For ethical reasons, Challender can’t release the name of the Ho Chi Minh City hotspot he visited. But he can say diners paid $700 for 4.4 pounds of pangolin in 2012 and it was easily the most expensive meat on the menu. And, Challender couldn’t help but notice this particular, well-known restaurant was known for serving affluent customers and was adorned with high-end whiskey brands.
When people order pangolin, they’re reinforcing their social status to friends and business colleagues. Diners sitting near Challender ordered pangolin and it was killed there on the spot. This way it’s fresh and there’s no doubt it’s pangolin meat, not a cheap knock off that’s being passed off as pangolin.
As people gathered around to watch the pangolin meet its violent end, Challender remembers sitting stoically, knowing he could not intervene, because he had to interview the chef and servers as part of his research.
“Pretty hard to take for sure, but I had no choice,” he says.
Now with the COVID-19 pandemic, Challender’s fieldwork is on hold. In an ideal world, he’d be traveling around the globe to study pangolin populations and observe pangolin scales being seized while helping to develop conversion parameters (number of different pangolin species in given seizures) that don’t exist at the moment. In the pandemic, Challender has instead turned his attention to researching how pangolins are traded online, as their trafficking has not slowed down in the pandemic.

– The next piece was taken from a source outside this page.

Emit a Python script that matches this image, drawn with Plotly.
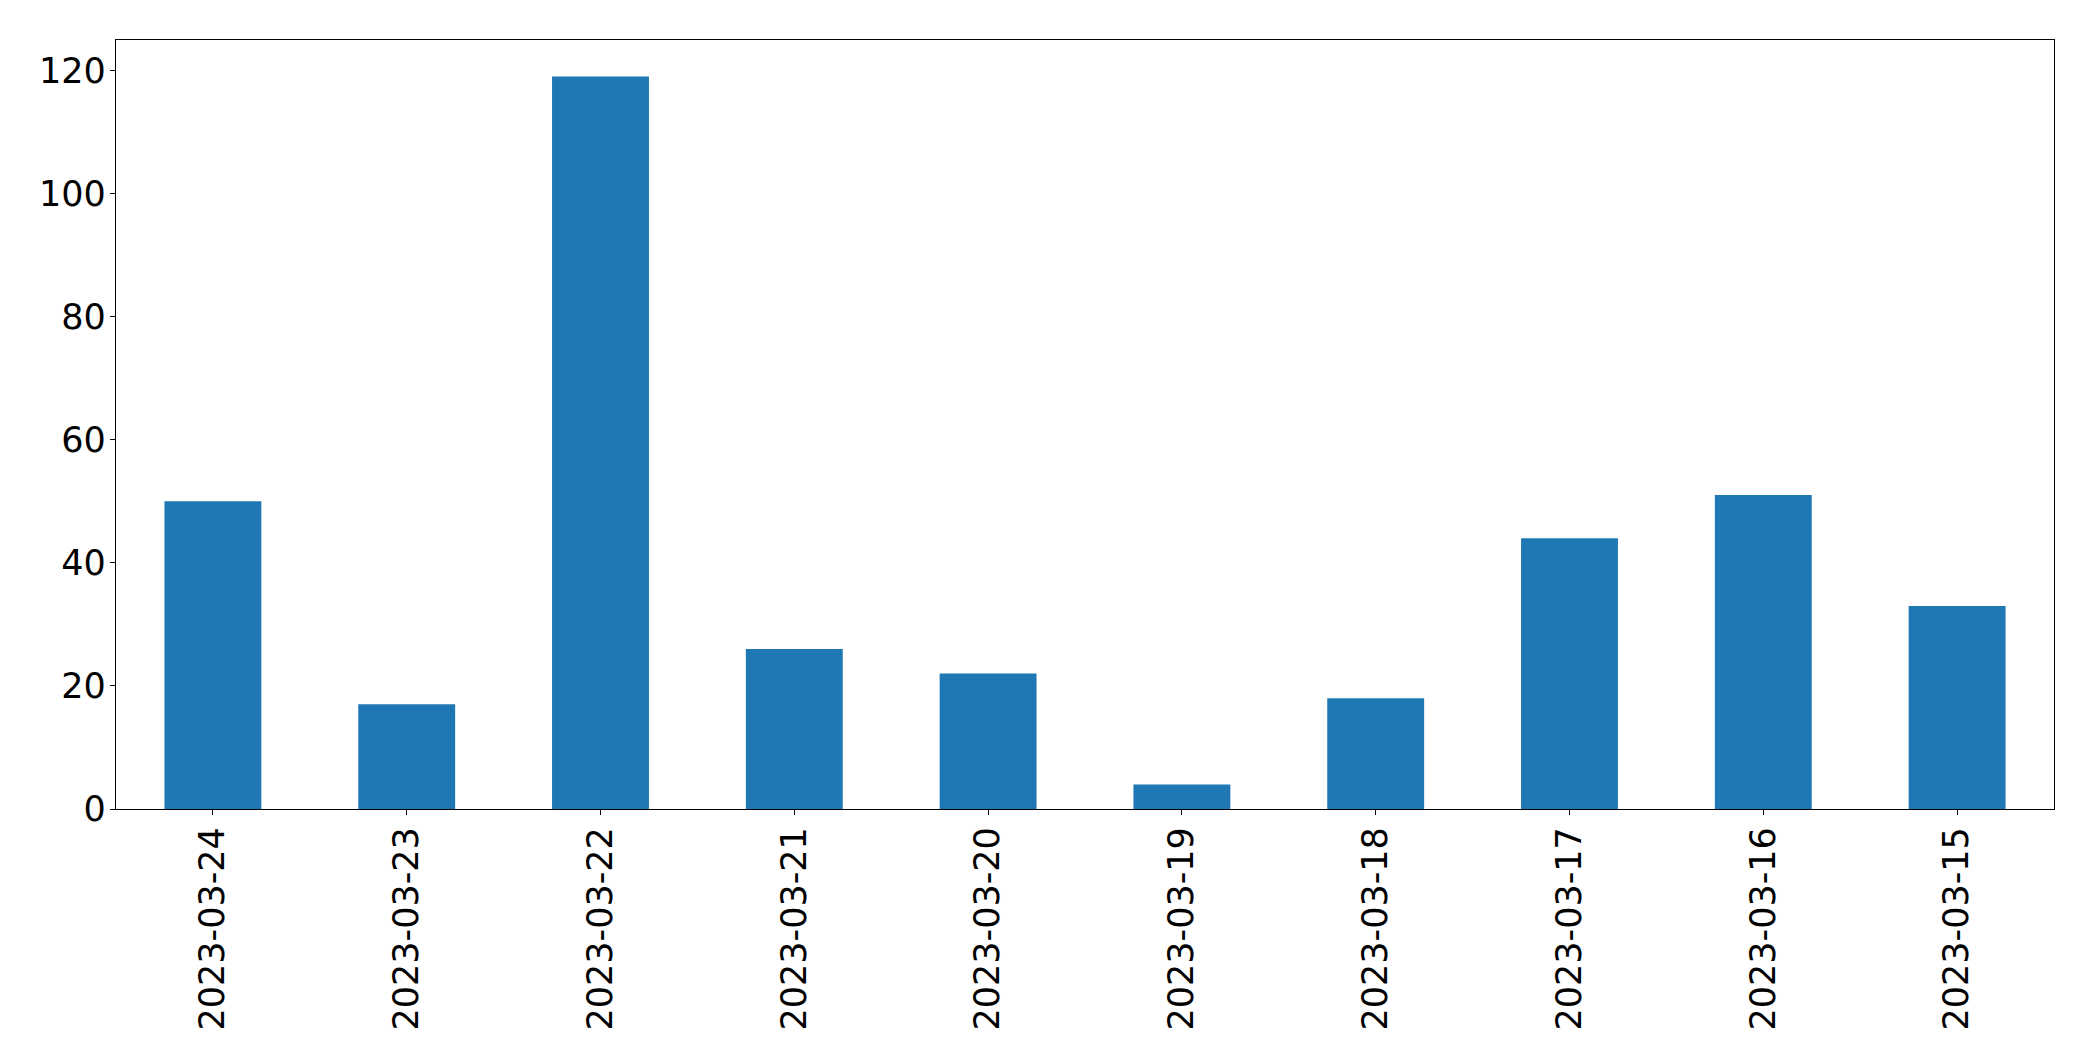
import plotly.graph_objects as go

dates = ["2023-03-24", "2023-03-23", "2023-03-22", "2023-03-21", "2023-03-20",
         "2023-03-19", "2023-03-18", "2023-03-17", "2023-03-16", "2023-03-15"]
counts = [50, 17, 119, 26, 22, 4, 18, 44, 51, 33]
y_ticks = [0, 20, 40, 60, 80, 100, 120]

fig = go.Figure(go.Bar(x=dates, y=counts, marker=dict(color="#1f77b4", line=dict(width=0))))

font = dict(family="DejaVu Sans", size=35, color="black")
fig.update_layout(
    template="none",
    width=2093, height=1061,
    margin=dict(l=108, r=47, t=32, b=260, autoexpand=False),
    paper_bgcolor="white", plot_bgcolor="white",
    bargap=0.5,
    showlegend=False,
    font=font,
)
fig.update_xaxes(
    type="category", tickangle=-90, tickfont=font, automargin=False,
    showline=True, linecolor="black", linewidth=1.3, mirror=True,
    ticks="outside", ticklen=5, tickwidth=1.3, tickcolor="black",
    showgrid=False, zeroline=False, range=[-0.5, 9.5],
    ticklabelstandoff=-2,
)
fig.update_yaxes(
    range=[0, 124.95], tickvals=y_ticks, tickfont=font, automargin=False,
    showline=True, linecolor="black", linewidth=1.3, mirror=True,
    ticks="outside", ticklen=5, tickwidth=1.3, tickcolor="black",
    showgrid=False, zeroline=False,
    ticklabelstandoff=-3,
)

fig.write_html("out.html")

He’s working with colleagues in China and Vietnam to better understand how much illegal trade happens online, what products are traded and to where. This should help inform measures that online platforms can take to reduce online illegal trade in pangolin products.
If we can conserve them, he says, we’ll be protecting a special part of the tree of life. And at Oxford, Challender is working on two initiatives: one that looks at consumer demand for pangolin parts, mostly in China and Vietnam, to understand in-depth consumer demand for pangolins in those countries. That understanding could then be used to help inform behavior change activities that could reduce demand for pangolins, hopefully alleviating exploitative pressure on wild populations.
Challender remains opposed to a blanket ban on wildlife trading during the pandemic. Billions of people depend on the trade for food, income, shelter, medicine and more, so implementing a blanket ban in his view is “not a sensible solution.” He fears it could lead to trade moving underground and in less sanitary conditions, possibly create future outbreaks of disease or impact market dynamics with higher prices.
“Pangolin conservationists are interested in conserving the species, but should be doing so in a way that’s sensitive to the needs of local people who live close to pangolins,” he says.
Challender’s work isn’t limited to research and policy. He recently was the lead editor on “Pangolins, Science, Society and Conservation,” a 2020 publication. The book covers everything from pangolin evolution to their role in ecosystems. And there’s a chapter devoted to each of the eight pangolin species as well as their cultural significance locally and around the world.
What Challender wants people to know most about pangolins is there’s no evidence to suggest pangolins were an intermediate host for COVID-19 between bats and humans, despite speculation to the contrary. His concern is pangolins will suffer greater persecution if they’re associated with the virus.
“We don’t want that to happen to pangolins,” he says. “Pangolins will generally keep to themselves.”